In a groundbreaking shift, new climate policies from the European Union are poised to nearly triple the global demand for documented renewable electricity.
A recent analysis by Ecohz has shed light on the transformative potential of the EU's Carbon Border Adjustment Mechanism (CBAM) and the Corporate Sustainability Reporting Directive (CSRD), forecasting a surge in the market for International Renewable Energy Certificates (I-RECs).
The Ecohz study delves into the electricity consumption involved in producing aluminium and steel imported into the EU.
Renewable or taxable
These industries, integral to the CBAM's framework, are set to confront a new reality where some 172 TWh of electricity annually must be certified as renewable to avoid taxable emissions.
This shift is a direct consequence of CBAM's aim to price emissions from carbon-intensive imports.
During CBAM’s transitional period, European policies have yet to recognise Energy Attribute Certificates (EACs) as valid proof of renewable energy consumption.
The report from Ecohz suggests a significant uptick in demand for I-RECs, which are crucial for tracking renewable energy usage outside Europe, potentially increasing by 165% if EACs gain approval in CBAM's definitive implementation starting in 2026.
A raft of Australian companies exposed to the green energy sector, such as Provaris Energy Ltd (ASX:PV1, OTC:GBBLF), Hyterra Ltd and Gold Hydrogen Ltd (ASX:GHY), stand to gain from this new direction.
The CSRD's influence is equally pivotal.

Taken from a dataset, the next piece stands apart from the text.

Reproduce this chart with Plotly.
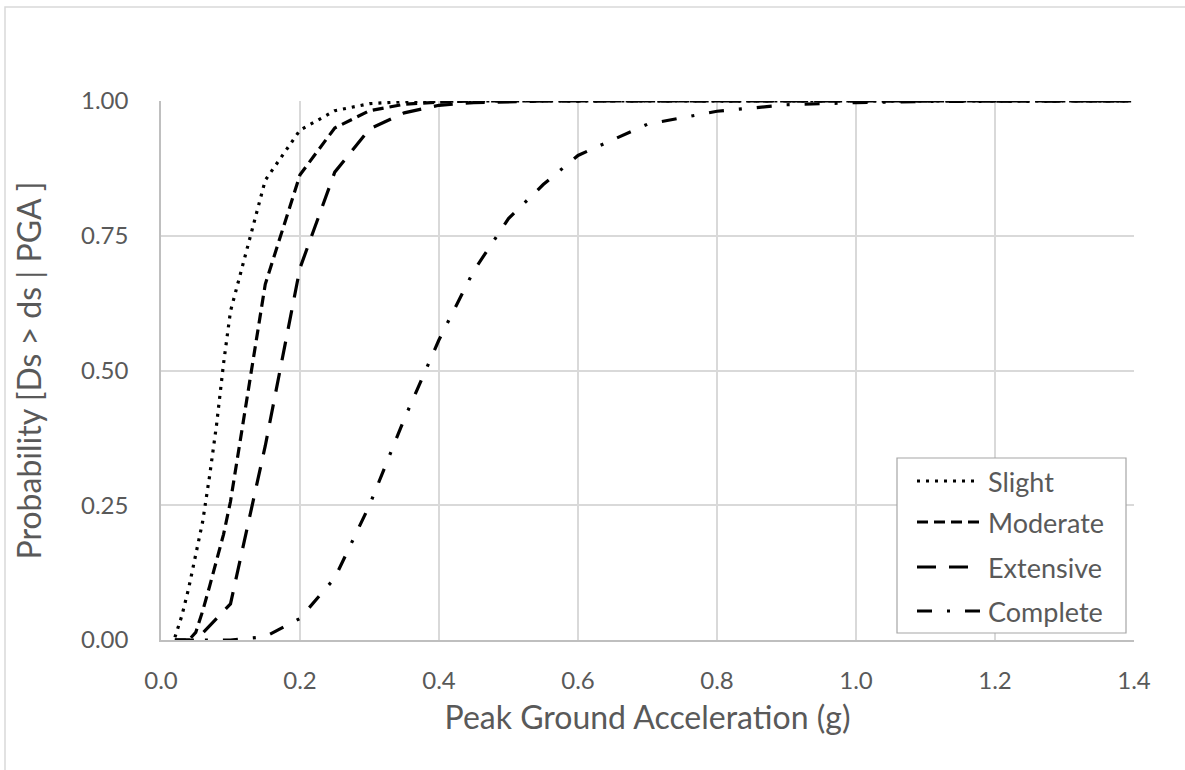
import plotly.graph_objects as go

# Peak ground acceleration (g) at which the fragility curves are tabulated
pga = [0.02, 0.03, 0.04, 0.05, 0.06, 0.07, 0.08, 0.09, 0.10, 0.15, 0.20, 0.25,
       0.30, 0.35, 0.40, 0.45, 0.50, 0.55, 0.60, 0.70, 0.80, 0.90, 1.00, 1.10,
       1.20, 1.30, 1.40]

# Exceedance probabilities P[Ds > ds | PGA] per damage state
slight = [0.005, 0.045, 0.097, 0.16, 0.22, 0.305, 0.40, 0.513, 0.61, 0.853,
          0.946, 0.982, 0.995, 0.999, 1.0, 1.0, 1.0, 1.0, 1.0, 1.0, 1.0, 1.0,
          1.0, 1.0, 1.0, 1.0, 1.0]
moderate = [0.0, 0.0, 0.0, 0.014, 0.054, 0.10, 0.147, 0.196, 0.257, 0.66,
            0.863, 0.95, 0.982, 0.994, 0.998, 1.0, 1.0, 1.0, 1.0, 1.0, 1.0,
            1.0, 1.0, 1.0, 1.0, 1.0, 1.0]
extensive = [0.0, 0.0, 0.0, 0.0, 0.013, 0.027, 0.04, 0.055, 0.067, 0.36,
             0.69, 0.868, 0.948, 0.978, 0.992, 0.997, 0.999, 1.0, 1.0, 1.0,
             1.0, 1.0, 1.0, 1.0, 1.0, 1.0, 1.0]
complete = [0.0, 0.0, 0.0, 0.0, 0.0, 0.0, 0.0, 0.0, 0.0, 0.006, 0.04, 0.115,
            0.25, 0.41, 0.557, 0.685, 0.782, 0.845, 0.899, 0.957, 0.981,
            0.993, 0.997, 0.999, 1.0, 1.0, 1.0]

state_names = ["Slight", "Moderate", "Extensive", "Complete"]
x_ticks = [0.0, 0.2, 0.4, 0.6, 0.8, 1.0, 1.2, 1.4]
y_ticks = [0.0, 0.25, 0.5, 0.75, 1.0]

series = [slight, moderate, extensive, complete]
dashes = ["3px,6px", "11px,6px", "19px,13px", "15px,15px,3px,15px"]

FONT = "Lato"
TEXT = "#595959"
GRID = "#d9d9d9"
TICK_SIZE = 24
TITLE_SIZE = 32
LEGEND_SIZE = 27

W, H = 1185, 770
L, R, T, B = 161, 51, 101, 130
PW, PH = W - L - R, H - T - B


def px(x):
    return (x - L) / PW


def py(y):
    return (H - B - y) / PH


fig = go.Figure()
for name, vals, dash in zip(state_names, series, dashes):
    fig.add_trace(go.Scatter(
        x=pga, y=vals, name=name, mode="lines",
        line=dict(color="black", width=3.2, dash=dash),
        cliponaxis=False, showlegend=False,
    ))

shapes = [
    # chart frame
    dict(type="rect", xref="paper", yref="paper",
         x0=px(5), x1=px(1195), y0=py(780), y1=py(7),
         line=dict(color="#d9d9d9", width=1.5), layer="below"),
    # legend box
    dict(type="rect", xref="paper", yref="paper",
         x0=px(897), x1=px(1126), y0=py(633), y1=py(458),
         line=dict(color="#a6a6a6", width=1.2), fillcolor="white",
         layer="above"),
]
annotations = []
legend_rows = [481, 522, 567, 611]
sample_ends = [975, 985, 968, 985]
for name, dash, yrow, xend in zip(state_names, dashes, legend_rows, sample_ends):
    shapes.append(dict(type="line", xref="paper", yref="paper",
                       x0=px(917), x1=px(xend), y0=py(yrow), y1=py(yrow),
                       line=dict(color="black", width=3.2, dash=dash),
                       layer="above"))
    annotations.append(dict(xref="paper", yref="paper", x=px(986), y=py(yrow),
                            text=name, showarrow=False, xanchor="left",
                            yanchor="middle",
                            font=dict(family=FONT, size=LEGEND_SIZE, color=TEXT)))

fig.update_layout(
    width=W, height=H,
    margin=dict(l=L, r=R, t=T, b=B),
    paper_bgcolor="white", plot_bgcolor="white",
    font=dict(family=FONT, size=TICK_SIZE, color=TEXT),
    shapes=shapes, annotations=annotations,
    showlegend=False,
)
fig.update_xaxes(
    range=[0, 1.4], tickvals=x_ticks,
    ticktext=[f"{v:.1f}" for v in x_ticks],
    showgrid=True, gridcolor=GRID, gridwidth=1.5,
    zeroline=False, showline=True, linecolor="#bfbfbf", linewidth=1.5,
    ticks="", ticklabelstandoff=18,
    tickfont=dict(family=FONT, size=TICK_SIZE, color=TEXT),
    title=dict(text="Peak Ground Acceleration (g)", standoff=14,
               font=dict(family=FONT, size=TITLE_SIZE, color=TEXT)),
)
fig.update_yaxes(
    range=[0, 1.0], tickvals=y_ticks,
    ticktext=[f"{v:.2f}" for v in y_ticks],
    showgrid=True, gridcolor=GRID, gridwidth=1.5,
    zeroline=False, showline=True, linecolor="#bfbfbf", linewidth=1.5,
    ticks="", ticklabelstandoff=26,
    tickfont=dict(family=FONT, size=TICK_SIZE, color=TEXT),
    title=dict(text="Probability [Ds > ds | PGA ]", standoff=30,
               font=dict(family=FONT, size=TITLE_SIZE, color=TEXT)),
)

fig.write_html("out.html")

This new legislative measure mandates companies to disclose their environmental impacts and risks, including energy consumption, verified through contractual instruments like I-RECs.
Given the global reach of European supply chains, this directive could substantially heighten the demand for I-RECs.
Ecohz CEO Tom Lindberg underscores the global impact of these policies, emphasising their potential to drive industries towards decarbonisation.
Multi-billion revenue stream
He argues that standardising the use of EACs across European policy areas could unlock a multi-billion Euro revenue stream, thereby bolstering the global competitiveness of renewable energy.
Conversely, he warns that neglecting EACs could limit compliance options for non-European companies, potentially slowing the pace of corporate environmental action.
The report projects that, if both CBAM and CSRD endorse the use of EACs, this synergy could significantly elevate revenues for clean electricity producers, potentially amassing close to 32 billion EUR by 2030.
Ecohz's whitepaper outlines two scenarios: one following the historical growth rate of the I-REC market and another accounting for the potential impacts of CBAM and the CSRD. The latter scenario predicts revenue generation more than five times higher than the former.
Ecohz’s analysis suggests that harmonising CBAM and the CSRD around market-based instruments like I-RECs could not only stimulate a significant revenue stream for renewable energy but also mark a pivotal moment in the global transition to cleaner energy sources.